EU needs sustainable asylum system for future, European Commission's First Vice-President Frans Timmermans says
The European Union's executive issued a proposal on Wednesday to change the current asylum system which has contributed to the chaotic arrival of over a million refugees last year that has strained the cohesion of the bloc.
"The current system is not sustainable," the European Commission's First Vice-President Frans Timmermans said in presenting the proposal.
"We need a sustainable system for the future, based on common rules, a fairer sharing of responsibility, and safe legal channels for those who need protection to get it in the EU."
German Chancellor Angela Merkel suggested in October last year that "the Dublin process, in its current form" may have become "obsolete."
Moreover, the EU migration commissioner Dimitris Avramopoulos said in December that "Dublin was not designed as a solidarity instrument for ensuring an equitable responsibility sharing among member states," adding that the current uneven distribution is unsustainable.
According to a European Union law known as the Dublin Resolution EU member states must examine applications by asylum seekers requesting international protection.

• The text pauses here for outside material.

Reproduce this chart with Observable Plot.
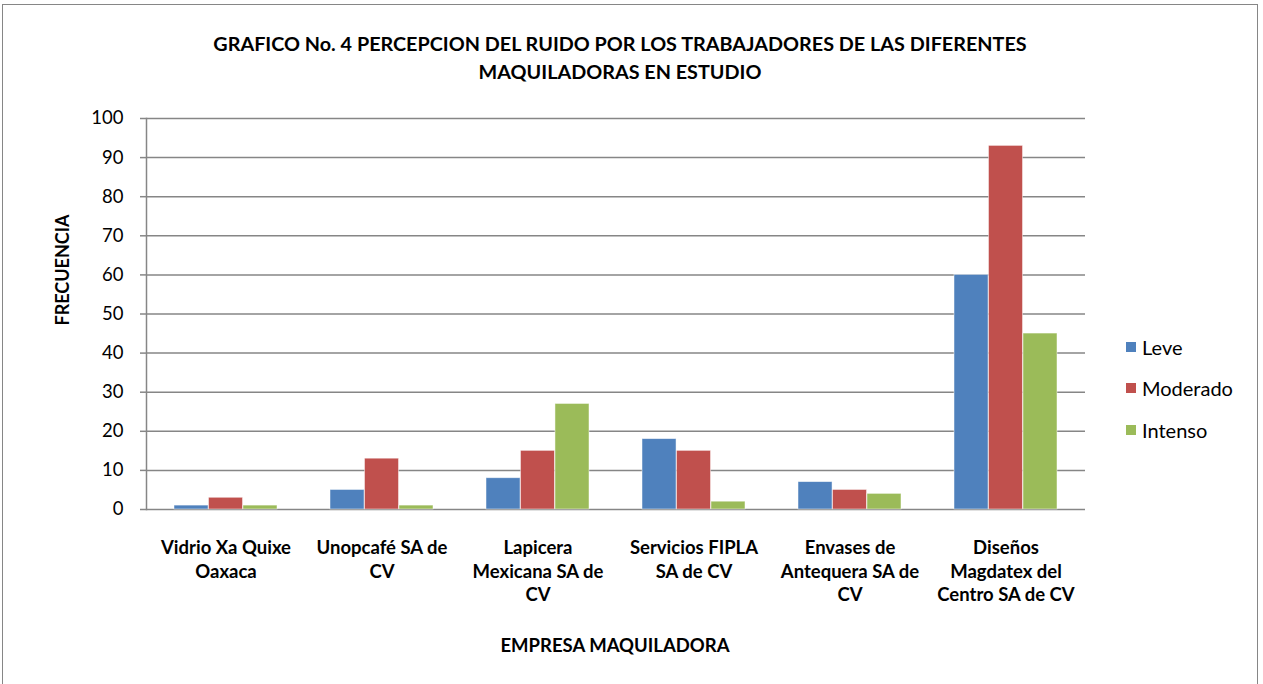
<!DOCTYPE html>
<html><head><meta charset="utf-8">
<script src="https://cdn.jsdelivr.net/npm/d3@7"></script>
<script src="https://cdn.jsdelivr.net/npm/@observablehq/plot@0.6"></script>
<style>
body{margin:0;background:#fff;font-family:Lato,"Open Sans",sans-serif;color:#000;}
#wrap{position:relative;width:1263px;height:684px;overflow:hidden;}
#border{position:absolute;left:2px;top:4px;width:1256px;height:720px;border:1.5px solid #868686;box-sizing:border-box;}
#chart{position:absolute;left:0;top:0;}
#title{position:absolute;left:60px;width:1120px;top:29px;text-align:center;font-weight:bold;font-size:19.8px;line-height:28px;}
#ytitle{position:absolute;left:62px;top:270px;transform:translate(-50%,-50%) rotate(-90deg);font-weight:bold;font-size:18px;white-space:nowrap;}
#xtitle{position:absolute;left:615px;top:645px;transform:translate(-50%,-50%);font-weight:bold;font-size:18.5px;white-space:nowrap;}
#legend{position:absolute;left:1126px;top:326px;font-size:20px;}
.li{display:flex;align-items:center;height:41.5px;}
.sw{width:10px;height:10px;margin-right:6px;}
</style></head>
<body>
<div id="wrap">
  <div id="border"></div>
  <div id="chart"></div>
  <div id="title">GRAFICO No. 4 PERCEPCION DEL RUIDO POR LOS TRABAJADORES DE LAS DIFERENTES<br>MAQUILADORAS EN ESTUDIO</div>
  <div id="ytitle">FRECUENCIA</div>
  <div id="xtitle">EMPRESA MAQUILADORA</div>
  <div id="legend"></div>
</div>
<script>
const categories = [
  "Vidrio Xa Quixe Oaxaca",
  "Unopcafé SA de CV",
  "Lapicera Mexicana SA de CV",
  "Servicios FIPLA SA de CV",
  "Envases de Antequera SA de CV",
  "Diseños Magdatex del Centro SA de CV"
];
const categoryLabels = [
  "Vidrio Xa Quixe\nOaxaca",
  "Unopcafé SA de\nCV",
  "Lapicera\nMexicana SA de\nCV",
  "Servicios FIPLA\nSA de CV",
  "Envases de\nAntequera SA de\nCV",
  "Diseños\nMagdatex del\nCentro SA de CV"
];
const series = ["Leve", "Moderado", "Intenso"];
const leve = [1, 5, 8, 18, 7, 60];
const moderado = [3, 13, 15, 15, 5, 93];
const intenso = [1, 1, 27, 2, 4, 45];
const colors = ["#4F81BD", "#C0504D", "#9BBB59"];
const yTicks = [0, 10, 20, 30, 40, 50, 60, 70, 80, 90, 100];

const W = 1263, H = 684;
const mL = 146, mR = 178, mT = 118, mB = 175;
const padIn = 0.339, padOut = 0.1695;
const plotW = W - mL - mR;
const step = plotW / (categories.length - padIn + 2 * padOut);
const bw = step * (1 - padIn);
const w = bw / 3;

const seriesValues = [leve, moderado, intenso];
const labelOf = new Map(categories.map((c, i) => [c, categoryLabels[i]]));

const barMarks = seriesValues.map((vals, s) =>
  Plot.barY(categories.map((c, i) => ({cat: c, value: vals[i], series: series[s]})), {
    x: "cat", y: "value", fill: colors[s],
    stroke: "#ffffff", strokeOpacity: 0.6, strokeWidth: 0.8,
    insetLeft: s * w, insetRight: (2 - s) * w
  })
);

const chart = Plot.plot({
  width: W, height: H,
  marginLeft: mL, marginRight: mR, marginTop: mT, marginBottom: mB,
  style: {fontFamily: "Lato, 'Open Sans', sans-serif", color: "#000", background: "transparent"},
  x: {domain: categories, paddingInner: padIn, paddingOuter: padOut},
  y: {domain: [0, 100]},
  marks: [
    Plot.ruleY(yTicks, {stroke: "#868686", strokeWidth: 1.5}),
    Plot.frame({anchor: "left", stroke: "#868686", strokeWidth: 1.5}),
    ...barMarks,
    Plot.axisY({ticks: yTicks, tickSize: 6, tickPadding: 17, fontSize: 18.5, label: null, stroke: "#868686", strokeWidth: 1.5, tickFormat: d => String(d)}),
    Plot.axisX({tickSize: 0, tickPadding: 28, fontSize: 18.5, fontWeight: "bold", lineHeight: 1.27, label: null, tickFormat: d => labelOf.get(d)})
  ]
});
document.getElementById("chart").appendChild(chart);

const legend = document.getElementById("legend");
series.forEach((s, i) => {
  const row = document.createElement("div");
  row.className = "li";
  row.innerHTML = `<div class="sw" style="background:${colors[i]}"></div><span>${s}</span>`;
  legend.appendChild(row);
});
</script>
</body></html>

Under the Dublin Resolution refugees are meant to claim asylum in the first EU state they enter.
As this has placed an unworkable burden on frontline states such as Greece and Italy, the EU Commission has sought to change the rules.
One option being discussed is the creation of a "corrective fairness mechanism" that would relocate asylum seekers from frontline states to elsewhere in the bloc - a method now being employed on an ad hoc basis. A second is a new system that would ignore where people arrived in the EU and send them around the bloc according to a "permanent distribution key."
The Commision also aims to harmonise asylum laws throughout the EU to take away the incentive for refugees to travel to states with more generous systems such as Sweden and Germany.